„Frost/Nixon” ma coś wspólnego ze wspomnianą serią i nie myślę o słabym scenariuszu, bo ten oparty na sztuce teatralnej to majstersztyk. Mianowicie „walka”, jaką Frost prowadzi z Nixonem to po prostu krwawa jatka. To niedozwolone chwyty, kopnięcia poniżej pasa i wybijane zęby. Wywiad przeprowadzany przez Frosta ciągnie się niemal przez pół filmu, a ze względu na swoją spektakularność płynie jakby trwał 10 sekund, aż do nokautu.
Nixon grany przez Franka Langella’e jest przerażający. Wielki buldożer, który niszczy wszytko co stanie na jego drodze. Wampir, który ze swoich przeciwników wysysa ich życiową energię do ostatniej kropli wydaje się nie do pokonania. Jest silny i nieugięty. Pomimo afery Watergate nie traci swojej charyzmy wyjadacza. Nadal dewastuje, nawet swoich współpracowników (tu niezły fanatyczny Kavin Bacon w roli Jacka Brennona). Nixon nie boi się nikogo, tym bardziej Krzysztofa Ibisza londyńskiej telewizji – Davida Frosta.
Michael Sheen w roli Frosta prezentuje się niczym młody Jack Nicholson.

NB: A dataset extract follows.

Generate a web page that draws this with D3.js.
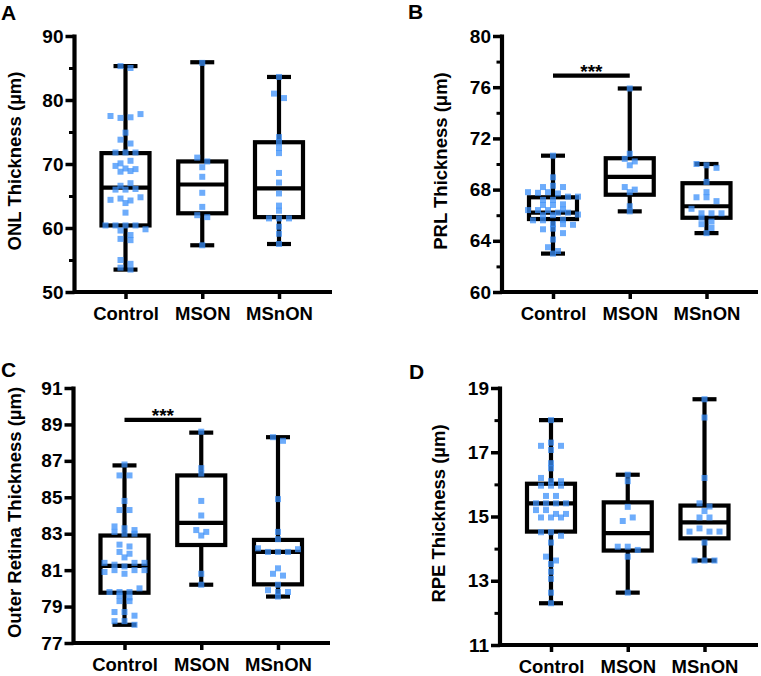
<!DOCTYPE html>
<html><head><meta charset="utf-8">
<script src="https://cdn.jsdelivr.net/npm/d3@7"></script>
<style>
body{margin:0;background:#fff}
svg{display:block}
text{font-family:"Liberation Sans",Arial,Helvetica,sans-serif;font-weight:bold;fill:#000}
</style>
</head><body>
<svg id="chart" width="761" height="676"></svg>
<script>
const categories = ["Control", "MSON", "MSnON"];

// ---- Panel A: ONL thickness ----
const onlTicks = [50, 60, 70, 80, 90];
const onlMinorTicks = [55, 65, 75, 85];
// [min, q1, median, q3, max] per category
const onlBox = [[53.5, 60.4, 66.3, 71.7, 85.3], [57.3, 62.3, 66.8, 70.4, 85.9], [57.5, 61.7, 66.2, 73.4, 83.6]];
const onlControl = [85.3, 85.0, 77.5, 77.2, 77.3, 77.8, 74.9, 73.8, 73.2, 71.8, 71.8, 71.8, 70.1, 70.5, 69.7, 69.3, 68.8, 69.2, 68.9, 66.0, 66.0, 66.6, 67.0, 66.1, 64.4, 64.6, 63.9, 64.3, 64.8, 62.4, 60.4, 60.4, 60.4, 60.4, 59.8, 59.6, 58.9, 58.3, 58.1, 55.0, 54.4, 53.8, 53.5];
const onlMSON = [85.8, 71.0, 70.4, 69.5, 68.0, 65.5, 63.3, 62.0, 61.7, 57.3];
const onlMSnON = [83.6, 81.0, 80.3, 74.2, 73.4, 72.5, 71.7, 68.6, 67.1, 65.4, 63.5, 62.7, 61.5, 61.5, 61.5, 60.2, 59.1, 57.5];

// ---- Panel B: PRL thickness ----
const prlTicks = [60, 64, 68, 72, 76, 80];
const prlMinorTicks = [62, 66, 70, 74, 78];
const prlBox = [[63.0, 65.7, 66.2, 67.4, 70.65], [66.3, 67.6, 69.0, 70.45, 75.9], [64.6, 65.8, 66.7, 68.5, 70.0]];
const prlControl = [70.65, 68.96, 68.2, 68.3, 68.2, 67.8, 67.75, 67.8, 67.7, 67.45, 67.45, 67.2, 67.2, 66.8, 66.8, 66.85, 66.4, 66.4, 66.45, 66.4, 66.2, 66.2, 66.0, 66.0, 66.05, 65.6, 65.6, 65.65, 65.3, 65.3, 65.25, 64.9, 64.95, 64.6, 64.1, 63.5, 63.2, 63.0];
const prlMSON = [75.9, 70.8, 70.4, 70.2, 69.9, 68.2, 68.0, 67.8, 66.7, 66.3];
const prlMSnON = [70.0, 69.9, 69.7, 68.6, 67.8, 67.4, 67.4, 67.1, 66.5, 66.15, 66.15, 66.15, 65.8, 65.5, 65.3, 65.0, 64.6];
const prlSignificance = ["Control", "MSON", 76.9, "***"];

// ---- Panel C: outer retina thickness ----
const orTicks = [77, 79, 81, 83, 85, 87, 89, 91];
const orMinorTicks = [];
const orBox = [[78.0, 79.76, 81.23, 82.9, 86.75], [80.2, 82.38, 83.6, 86.2, 88.55], [79.55, 80.22, 82.0, 82.66, 88.3]];
const orControl = [86.8, 86.2, 86.2, 84.8, 84.3, 84.3, 83.4, 83.1, 83.0, 83.3, 83.2, 83.0, 82.4, 82.3, 82.0, 81.7, 81.9, 81.4, 81.3, 81.2, 81.4, 81.4, 80.9, 81.0, 80.8, 81.0, 81.0, 79.8, 79.8, 79.8, 80.0, 79.6, 79.5, 79.3, 79.3, 78.7, 78.7, 78.5, 78.2, 78.2, 78.0];
const orMSON = [88.6, 86.6, 86.3, 84.8, 84.0, 83.2, 83.1, 82.9, 80.8, 80.2];
const orMSnON = [88.3, 88.1, 84.9, 83.1, 82.7, 82.2, 82.0, 82.0, 82.0, 82.15, 81.1, 80.8, 80.7, 80.2, 79.9, 79.8, 79.8, 79.55];
const orSignificance = ["Control", "MSON", 89.25, "***"];

// ---- Panel D: RPE thickness ----
const rpeTicks = [11, 13, 15, 17, 19];
const rpeMinorTicks = [12, 14, 16, 18];
const rpeBox = [[12.3, 14.53, 15.41, 16.02, 18.0], [12.63, 13.94, 14.48, 15.44, 16.3], [13.63, 14.32, 14.82, 15.34, 18.65]];
const rpeControl = [18.0, 17.2, 17.3, 17.2, 17.07, 16.66, 16.5, 16.2, 16.1, 16.1, 15.96, 15.96, 15.96, 15.64, 15.64, 15.41, 15.41, 15.41, 15.41, 15.2, 15.2, 15.08, 15.08, 14.97, 14.97, 14.97, 14.51, 14.51, 14.4, 14.19, 13.75, 13.63, 13.52, 13.28, 13.06, 12.63, 12.3];
const rpeMSON = [16.3, 16.1, 15.3, 14.86, 14.97, 14.06, 14.06, 13.96, 13.75, 12.63];
const rpeMSnON = [18.65, 18.08, 16.2, 15.41, 15.31, 15.17, 14.97, 14.97, 14.53, 14.63, 14.53, 14.53, 14.19, 13.63, 13.63, 13.63];

// ---------- layout / style (kept separate from data) ----------
const panels = [
  {letter: "A", title: "ONL Thickness (µm)", ticks: onlTicks, minor: onlMinorTicks, box: onlBox,
   points: [onlControl, onlMSON, onlMSnON], sig: null,
   axisX: 74.5, top: 36, bottom: 292, right: 332, titleX: 15, letterX: 1, letterY: 20},
  {letter: "B", title: "PRL Thickness (μm)", ticks: prlTicks, minor: prlMinorTicks, box: prlBox,
   points: [prlControl, prlMSON, prlMSnON], sig: prlSignificance,
   axisX: 502, top: 36, bottom: 292, right: 758, titleX: 441, letterX: 408, letterY: 19},
  {letter: "C", title: "Outer Retina Thickness (µm)", ticks: orTicks, minor: orMinorTicks, box: orBox,
   points: [orControl, orMSON, orMSnON], sig: orSignificance,
   axisX: 73.5, top: 388, bottom: 643, right: 330, titleX: 15, letterX: 1, letterY: 377},
  {letter: "D", title: "RPE Thickness (µm)", ticks: rpeTicks, minor: rpeMinorTicks, box: rpeBox,
   points: [rpeControl, rpeMSON, rpeMSnON], sig: null,
   axisX: 500, top: 388, bottom: 645, right: 758, titleX: 439, letterX: 409, letterY: 379}
];

const svg = d3.select("#chart");
const LW = 4.2;
const BOX_HALF = 24, CAP_HALF = 12;
const PT = 6, BIN = 5, SPACING = 10;
const PT_FILL = "rgba(60,144,249,0.75)";

function swarm(values, y, cx) {
  const pts = values.map((v, i) => ({v, i, py: y(v)}));
  const sorted = pts.slice().sort((a, b) => a.py - b.py);
  const bins = [];
  let cur = null;
  for (const p of sorted) {
    if (!cur || p.py - cur.start > BIN) { cur = {start: p.py, items: []}; bins.push(cur); }
    cur.items.push(p);
  }
  bins.forEach(b => {
    b.items.sort((a, c) => a.i - c.i);
    const k = b.items.length;
    b.items.forEach((p, j) => { p.px = cx + (j - (k - 1) / 2) * SPACING; });
  });
  return pts;
}

panels.forEach(P => {
  const g = svg.append("g");
  const dom = [P.ticks[0], P.ticks[P.ticks.length - 1]];
  const y = d3.scaleLinear().domain(dom).range([P.bottom, P.top]);
  const x = d3.scalePoint().domain(categories).range([P.axisX + 51, P.axisX + 204.5]);

  // minor ticks
  const minorAx = g.append("g").attr("transform", `translate(${P.axisX},0)`)
    .call(d3.axisLeft(y).tickValues(P.minor).tickSize(5.5).tickSizeOuter(0).tickFormat(""));
  minorAx.select(".domain").remove();
  minorAx.selectAll("line").attr("stroke", "#000").attr("stroke-width", 3);

  // major y axis
  const yAx = g.append("g").attr("transform", `translate(${P.axisX},0)`)
    .call(d3.axisLeft(y).tickValues(P.ticks).tickSize(9).tickSizeOuter(0).tickPadding(2));
  yAx.select(".domain").remove();
  yAx.selectAll("line").attr("stroke", "#000").attr("stroke-width", 3.5);
  yAx.selectAll("text").style("font-size", "19px").style("font-family", "'Liberation Sans',Arial,sans-serif").style("font-weight", "bold").attr("fill", "#000");

  // x axis
  const xAx = g.append("g").attr("transform", `translate(0,${P.bottom})`)
    .call(d3.axisBottom(x).tickSize(7).tickSizeOuter(0).tickPadding(8));
  xAx.select(".domain").remove();
  xAx.selectAll("line").attr("stroke", "#000").attr("stroke-width", 3.5);
  xAx.selectAll("text").style("font-size", "18.5px").style("font-family", "'Liberation Sans',Arial,sans-serif").style("font-weight", "bold").attr("fill", "#000");

  // axis lines
  g.append("path")
    .attr("d", `M${P.axisX},${y(dom[1]) - 1.5}V${P.bottom}H${P.right}`)
    .attr("fill", "none").attr("stroke", "#000").attr("stroke-width", LW).attr("stroke-linejoin", "miter");

  // boxes
  P.box.forEach((s, ci) => {
    const cx = x(categories[ci]);
    const [mn, q1, md, q3, mx] = s;
    const bg = g.append("g").attr("stroke", "#000").attr("stroke-width", LW).attr("fill", "none");
    bg.append("line").attr("x1", cx).attr("x2", cx).attr("y1", y(mx)).attr("y2", y(q3));
    bg.append("line").attr("x1", cx).attr("x2", cx).attr("y1", y(q1)).attr("y2", y(mn));
    bg.append("line").attr("x1", cx - CAP_HALF).attr("x2", cx + CAP_HALF).attr("y1", y(mx)).attr("y2", y(mx));
    bg.append("line").attr("x1", cx - CAP_HALF).attr("x2", cx + CAP_HALF).attr("y1", y(mn)).attr("y2", y(mn));
    bg.append("rect").attr("x", cx - BOX_HALF).attr("width", 2 * BOX_HALF)
      .attr("y", y(q3)).attr("height", y(q1) - y(q3)).attr("fill", "#fff");
    bg.append("line").attr("x1", cx - BOX_HALF).attr("x2", cx + BOX_HALF).attr("y1", y(md)).attr("y2", y(md));
  });

  // points
  P.points.forEach((vals, ci) => {
    const cx = x(categories[ci]);
    const pts = swarm(vals, y, cx);
    g.append("g").selectAll("rect").data(pts).join("rect")
      .attr("x", d => d.px - PT / 2).attr("y", d => d.py - PT / 2)
      .attr("width", PT).attr("height", PT).attr("fill", PT_FILL);
  });

  // significance
  if (P.sig) {
    const [a, b, v, lab] = P.sig;
    g.append("line").attr("x1", x(a)).attr("x2", x(b)).attr("y1", y(v)).attr("y2", y(v))
      .attr("stroke", "#000").attr("stroke-width", LW);
    g.append("text").attr("x", (x(a) + x(b)) / 2).attr("y", y(v) + 2)
      .attr("text-anchor", "middle").style("font-size", "19px").text(lab);
  }

  // y title
  const cy = (P.top + P.bottom) / 2 - 3;
  g.append("text").attr("transform", `translate(${P.titleX},${cy}) rotate(-90)`)
    .attr("text-anchor", "middle").attr("dy", "0.35em").style("font-size", "18.5px").text(P.title);

  // panel letter
  g.append("text").attr("x", P.letterX).attr("y", P.letterY).style("font-size", "21px").text(P.letter);
});
</script>
</body></html>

Gdzieś zagubiony, posiadający zdolności przywódcze tak jak jego przeciwnik, ale widocznie słabszy „wagowo”. Otoczony błyskotliwymi mentorami jest archetypem zawodnika, któremu trzeba kibicować. Niczym Dawid, będzie rzucał kamieniami w wielkiego Goliata, który symbolizuję wszystko co złe. Pomimo zapowiadającej się klęski to on zatriumfuje i stanie się legendą.

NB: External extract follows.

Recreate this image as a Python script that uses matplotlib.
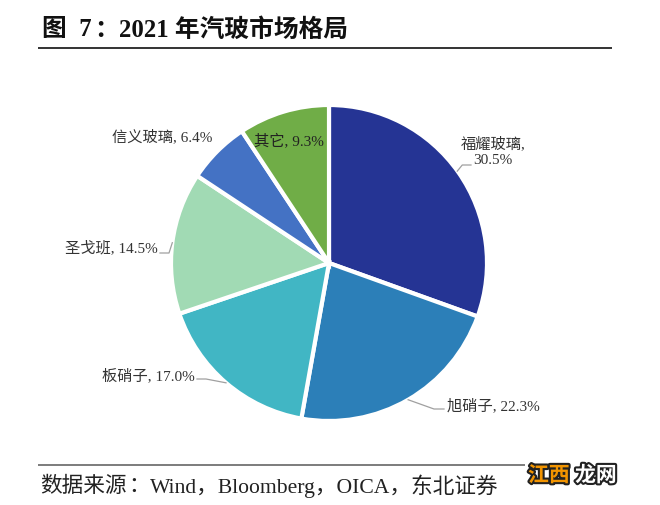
import numpy as np
import matplotlib
matplotlib.use("Agg")
import matplotlib.pyplot as plt
import matplotlib.patheffects as pe

# ---- data ----
companies = ["福耀玻璃", "旭硝子", "板硝子", "圣戈班", "信义玻璃", "其它"]
shares = [30.5, 22.3, 17.0, 14.5, 6.4, 9.3]
colors = ["#253494", "#2c7fb8", "#41b6c4", "#a1dab4", "#4472c4", "#70ad47"]
title_parts = ["图  7", "：", "2021 年汽玻市场格局"]
source_parts = ["数据来源", "：", "Wind，Bloomberg，OICA，东北证券"]

W, H = 660, 505
fig = plt.figure(figsize=(W / 100, H / 100), dpi=100)
ax = fig.add_axes([0, 0, 1, 1])

def Y(y):  # pixel from top -> data
    return H - y

cx, cy, r = 329, 263, 158
wedges, _ = ax.pie(shares, colors=colors, startangle=90, counterclock=False,
                   center=(cx, Y(cy)), radius=r, frame=True,
                   wedgeprops=dict(edgecolor="white", linewidth=3))
ax.set_xlim(0, W)
ax.set_ylim(0, H)
ax.axis("off")
ax.set_aspect("equal")

SERIF = ["Liberation Serif", "Noto Sans CJK SC"]
CJK = ["Noto Sans CJK SC", "Liberation Serif"]
lab_kw = dict(fontsize=11, color="#333333", family=SERIF, va="center")

def edge_pt(w, frac=1.0):
    t = np.deg2rad((w.theta1 + w.theta2) / 2)
    return cx + r * frac * np.cos(t), Y(cy) + r * frac * np.sin(t)

lc = dict(color="#a0a0a0", lw=0.9)

# 福耀玻璃
ax.text(493, Y(152), f"{companies[0]},\n{shares[0]:.1f}%", ha="center",
        multialignment="center", linespacing=1.25, **lab_kw)
ex, ey = edge_pt(wedges[0])
ax.plot([ex - 1, ex + 4, 471], [ey + 1, Y(165), Y(165)], **lc)

# 旭硝子
ax.text(447, Y(406), f"{companies[1]}, {shares[1]:.1f}%", ha="left", **lab_kw)
ex, ey = edge_pt(wedges[1])
ax.plot([ex, 434, 444], [ey, Y(409), Y(409)], **lc)

# 板硝子
ax.text(195, Y(376), f"{companies[2]}, {shares[2]:.1f}%", ha="right", **lab_kw)
ex, ey = edge_pt(wedges[2])
ax.plot([197, 206, ex], [Y(379), Y(379), ey], **lc)

# 圣戈班
ax.text(158, Y(248), f"{companies[3]}, {shares[3]:.1f}%", ha="right", **lab_kw)
ex, ey = edge_pt(wedges[3])
ax.plot([160, 169, ex], [Y(253), Y(253), ey], **lc)

# 信义玻璃
ax.text(212, Y(137), f"{companies[4]}, {shares[4]:.1f}%", ha="right", **lab_kw)

# 其它 (inside)
ax.text(289, Y(141), f"{companies[5]}, {shares[5]:.1f}%", ha="center",
        fontsize=11, color="#222222", family=SERIF, va="center")

renderer = fig.canvas.get_renderer()

def draw_runs(x, y, parts, fams, fontsize, **kw):
    em = fontsize * 100 / 72
    for s, fam in zip(parts, fams):
        t = ax.text(x, y, s, ha="left", va="center", family=fam,
                    fontsize=fontsize, **kw)
        if s == "：":
            x += em
        else:
            bb = t.get_window_extent(renderer=renderer)
            x += bb.width + 0.1 * em

# title & rules
draw_runs(42, Y(30), title_parts, [SERIF, CJK, SERIF], 17.8,
          fontweight="bold", color="#111111")
ax.plot([38, 612], [Y(48), Y(48)], color="#333333", lw=1.4,
        solid_capstyle="butt")
ax.plot([38, 525], [Y(465), Y(465)], color="#666666", lw=1.2,
        solid_capstyle="butt")
draw_runs(40, Y(486), source_parts, [CJK, CJK, SERIF], 15.6,
          color="#222222")

# watermark
ax.text(528, Y(475), "江西", ha="left", va="center", fontsize=15,
        fontweight="bold", family=["Noto Sans CJK SC"], color="#f29400",
        path_effects=[pe.withStroke(linewidth=3, foreground="#222222")])
ax.text(575, Y(475), "龙网", ha="left", va="center", fontsize=15,
        fontweight="bold", family=["Noto Sans CJK SC"], color="white",
        path_effects=[pe.withStroke(linewidth=3, foreground="#222222")])

fig.savefig("out.png", dpi=100, facecolor="white")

Nie oszukujmy się, Ron Howard nigdy nie był wielkim reżyserem. Obracając się między pseudo-intelektualnymi filmami jak „Piękny umysł” potrafi zanurzyć się w gównie jak „Kod da Vinci” czy „Anioły i demony”. „Frost/Nixon” operuje skromnymi środkami, ale dzięki dwóm głównym rolom, z ekranu aż kipi energią. Tak więc, jeżeli ktoś lubi filmy o boksie musi zobaczyć tę walkę.